Relating documents and class discussions will be emailed
Second Essay: Film Analysis
For your second essay, I want you to analyze a movie that critically examines aspects of our consumer culture—and I will give you your choice of any of these films. You can watch either:
Fast Food Nation
Flow (For Love of Water)—not “Hustle and Flow”, not “The Flow”
Wall-E (yes, the Pixar movie)
All are available online (YouTube and elsewhere), local libraries, and video stores. If you actually have to purchase one, most are available for under $5 on YouTube.
If you have watched one of these before I encourage you to re–watch it with a frame of mind geared to this class.
In 1000-1500 words, analyze your film choice and apply it to points made in the readings in this course so far. I am looking for a cohesive essay that addresses the following questions. Don’t answer these questions separately. Instead, use them to guide you as you construct an essay that addresses them in an integrated fashion.
What is the film trying to say about consumer culture? What consumer culture issues does the film raise? How does it raise them?
What are the major issues raised by the film? How does the film illustrate any of the points made in our classreadings? How do our readings shed light on problems identified in your film? The truly astute student might find connections to materials from outside of class, as well.
You should… watch this movie with the frame of what we have discussed in this class this term.
You should… describe the arguments your movie makes (remember, everything is an argument) and how it makes those arguments.
You should… write confidently and declaratively. State, don’t speculate.
You should… explicitly describe how individual readings from the term apply to the movie—explaining how the readings support or contradict the movie, and vice versa.
You should… bring in any elements from our class discussions that might be relevant.
You should… avoid summarizing. I’ve seen all these movies and you can assume I have a working knowledge of the scenes and story therein. You should be writing to me as your audience and formulate your essay accordingly.
You should… cite the work, information, arguments, and evidence you get from other sources. When you get an argument from someone else’s writing you need to give them credit. That shows diligence and honesty. It shows me you did research.
You should… avoid padding your essay with quotes from the readings. The 1000-1500-word goal on this assignment should be your words.
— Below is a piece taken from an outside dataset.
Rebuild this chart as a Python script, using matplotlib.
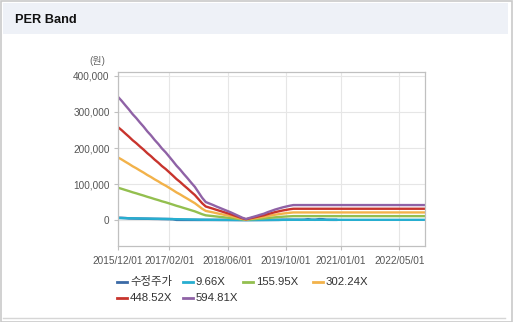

Again, I am your audience and you can assume I know the readings as well. If the material you are referencing is more than two sentences long you should probably just give me the essence of the passage rather than quoting it directly in its entirety.
You should… have fun. Nothing says an assignment has to be all work. Take some interpretive chances. Make a stretch and try to support it. Fun shouldn’t mean flippant—we still have to take the essay seriously. We can have fun while still treating the assignment and the movie with respect.
What differentiates a good paper from a mediocre paper on this assignment? More than anything it is the ability to show a link between what we have been discussing this semester and the content of the movie. How doesyour movie add to or detract from the arguments made this term?
Final reminder: All work should be your own. This is not a research assignment, it is an assignment intended for you to show YOUR ability to find connections and build arguments.
If you use, in any way, the work of others you should reference their work and give them credit—and then build upon it to show how you have taken their point and improved, expanded, or corrected it.